Ok, here is the weird part. The back corner - huge bass build up. Perhaps due the large (double wide) rack behind me, it didnt seem to affect me. We were going to but a trap back there. One day I was mixing a rap record and I wanted to hear the bass "cranked up". I put the mix on on the JBLs and stepped behind the rack and stood in the corner. Like sitting in a boom car! Kept the corner and used it alot (cheaper than buying a sub and another amp!)

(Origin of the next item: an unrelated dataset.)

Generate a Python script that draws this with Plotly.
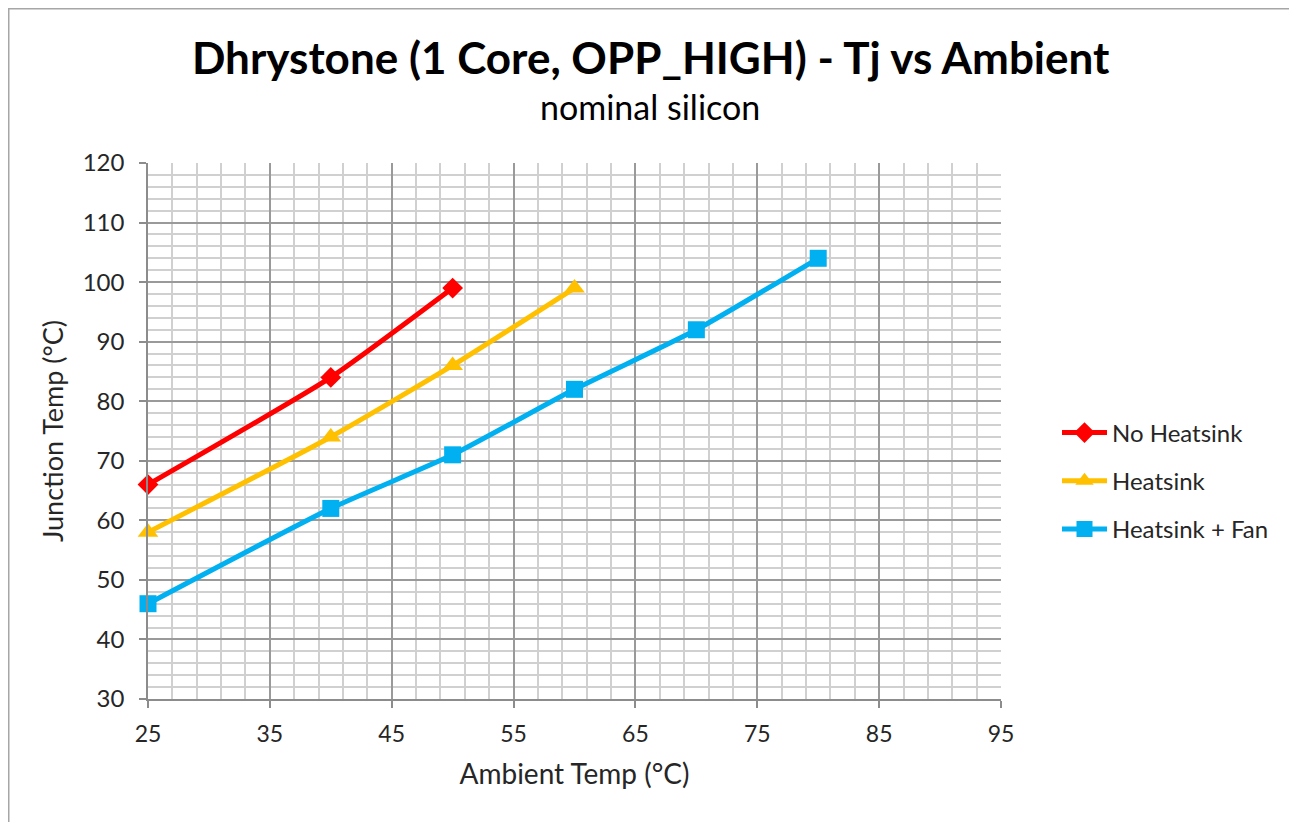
import plotly.graph_objects as go

# Data
no_hs_x = [25, 40, 50]
no_hs_y = [66, 84, 99]
hs_x = [25, 40, 50, 60]
hs_y = [58, 74, 86, 99]
fan_x = [25, 40, 50, 60, 70, 80]
fan_y = [46, 62, 71, 82, 92, 104]

series_names = ["No Heatsink", "Heatsink", "Heatsink + Fan"]
title_text = "Dhrystone (1 Core, OPP_HIGH) - Tj vs Ambient"
subtitle_text = "nominal silicon"
x_title = "Ambient Temp (°C)"
y_title = "Junction Temp (°C)"

OFF = 8  # page body offset
W, H = 1297 - OFF, 822 - OFF
# plot area in page pixels: left 148, right 1001, top 163, bottom 699
L, T = 148 - OFF, 163 - OFF
R = W - (1001 - OFF)
B = H - (699 - OFF)
pw, ph = W - L - R, H - T - B

FONT = "Lato, Calibri, Carlito, sans-serif"
TXT = "#262626"

fig = go.Figure()
fig.add_trace(go.Scatter(x=no_hs_x, y=no_hs_y, name=series_names[0], legendgroup="a", cliponaxis=False,
                         mode="lines+markers", line=dict(color="#ff0000", width=5, shape="spline", smoothing=0.5),
                         marker=dict(symbol="diamond", size=16, color="#ff0000")))
fig.add_trace(go.Scatter(x=hs_x, y=hs_y, name=series_names[1], legendgroup="b", cliponaxis=False,
                         mode="lines+markers", line=dict(color="#ffc000", width=5, shape="spline", smoothing=0.5),
                         marker=dict(symbol="triangle-up", size=18, color="#ffc000")))
fig.add_trace(go.Scatter(x=fan_x, y=fan_y, name=series_names[2], legendgroup="c", cliponaxis=False,
                         mode="lines+markers", line=dict(color="#00b0f0", width=5, shape="spline", smoothing=0.5),
                         marker=dict(symbol="square", size=17, color="#00b0f0")))

def px_x(p):
    # p in page pixels
    return (p - OFF - L) / pw

def px_y(p):
    return (H - B - (p - OFF)) / ph

fig.update_layout(
    width=W, height=H,
    margin=dict(l=L, r=R, t=T, b=B, pad=0),
    paper_bgcolor="white", plot_bgcolor="white",
    font=dict(family=FONT, color=TXT, size=23),
    showlegend=True,
    legend=dict(x=px_x(1057), xanchor="left", y=px_y(481), yanchor="middle",
                font=dict(size=24, color=TXT), tracegroupgap=14, traceorder="grouped",
                bgcolor="rgba(0,0,0,0)", itemwidth=45),
    annotations=[
        dict(text="<b>" + title_text + "</b>", xref="paper", yref="paper",
             x=px_x(650.5), y=px_y(57), xanchor="center", yanchor="middle",
             showarrow=False, font=dict(size=44, color="#000000", family=FONT)),
        dict(text=subtitle_text, xref="paper", yref="paper",
             x=px_x(650), y=px_y(106), xanchor="center", yanchor="middle",
             showarrow=False, font=dict(size=34, color="#000000", family=FONT)),
    ],
    shapes=[
        dict(type="line", xref="paper", yref="paper", x0=px_x(OFF), x1=px_x(1300), y0=px_y(OFF + 0.5), y1=px_y(OFF + 0.5),
             line=dict(color="#a6a6a6", width=2)),
        dict(type="line", xref="paper", yref="paper", x0=px_x(OFF + 0.5), x1=px_x(OFF + 0.5), y0=px_y(OFF), y1=px_y(830),
             line=dict(color="#a6a6a6", width=2)),
    ],
)

fig.update_xaxes(range=[25, 95], tick0=25, dtick=10, showgrid=True, gridcolor="#9a9a9a", gridwidth=1.5,
                 showline=True, linecolor="#8c8c8c", linewidth=1.5, mirror=False,
                 ticks="outside", ticklen=7, tickcolor="#8c8c8c", tickwidth=1.5,
                 ticklabelstandoff=7, zeroline=False,
                 minor=dict(tick0=25, dtick=2, showgrid=True, gridcolor="#d0d0d0", gridwidth=1.5),
                 title=dict(text=x_title, font=dict(size=28, color=TXT), standoff=18),
                 tickfont=dict(size=23, color=TXT))
fig.update_yaxes(range=[30, 120], tick0=30, dtick=10, showgrid=True, gridcolor="#9a9a9a", gridwidth=1.5,
                 showline=True, linecolor="#8c8c8c", linewidth=1.5,
                 ticks="outside", ticklen=7, tickcolor="#8c8c8c", tickwidth=1.5, zeroline=False,
                 ticklabelstandoff=10,
                 minor=dict(tick0=30, dtick=2, showgrid=True, gridcolor="#d0d0d0", gridwidth=1.5),
                 title=dict(text=y_title, font=dict(size=27, color=TXT), standoff=11),
                 tickfont=dict(size=24, color=TXT))

fig.write_html("out.html")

I will post photos when I can get them scanned.
Old 10th January 2008
  #19
Gear Guru
 
Glenn Kuras's Avatar
Quote:
Originally Posted by imaverysoundman View Post
i think you should accept!!!


so gullfo..i pm'd you, not sure if you've seen it but i asked for a quote on applying that drawing to my plans....ive got till monday or ill have to make it up myself so if ya wanna send me a pm id appreciate it...
cheers to allthumbsup
tris...
Gullfo is pretty new here at GS you may want to drop him a email from his website.
Running Brook Design - Recording Studio Design Services I believe is him


Glenn
Old 10th January 2008
  #20
Gear Maniac
 

hey jamsmith,
like the idea of a vocal booth in the back corner (was in a private pm)..might try to apply that into the build...
cheers for that glenn, ive sent him a mail so hopefully it'll be a go'er...

thanks again..
tris....
Old 14th January 2008
  #21
Gear Maniac
 

its a go'er..............
Old 20th January 2008
  #22
Gear Maniac
 

well...gullfo has just mailed me my new studio plans..
lookin pretty cool i must say......
so, roll on monday, get this show on the road!!!!
yyeeeeeaaaahhhhh!!!!!!!!!!!1
thanks again to everyone who gave advice...
tris................
Old 20th January 2008
  #23
Gear Guru
 
Glenn Kuras's Avatar
Yea keep us posted on how it is coming along.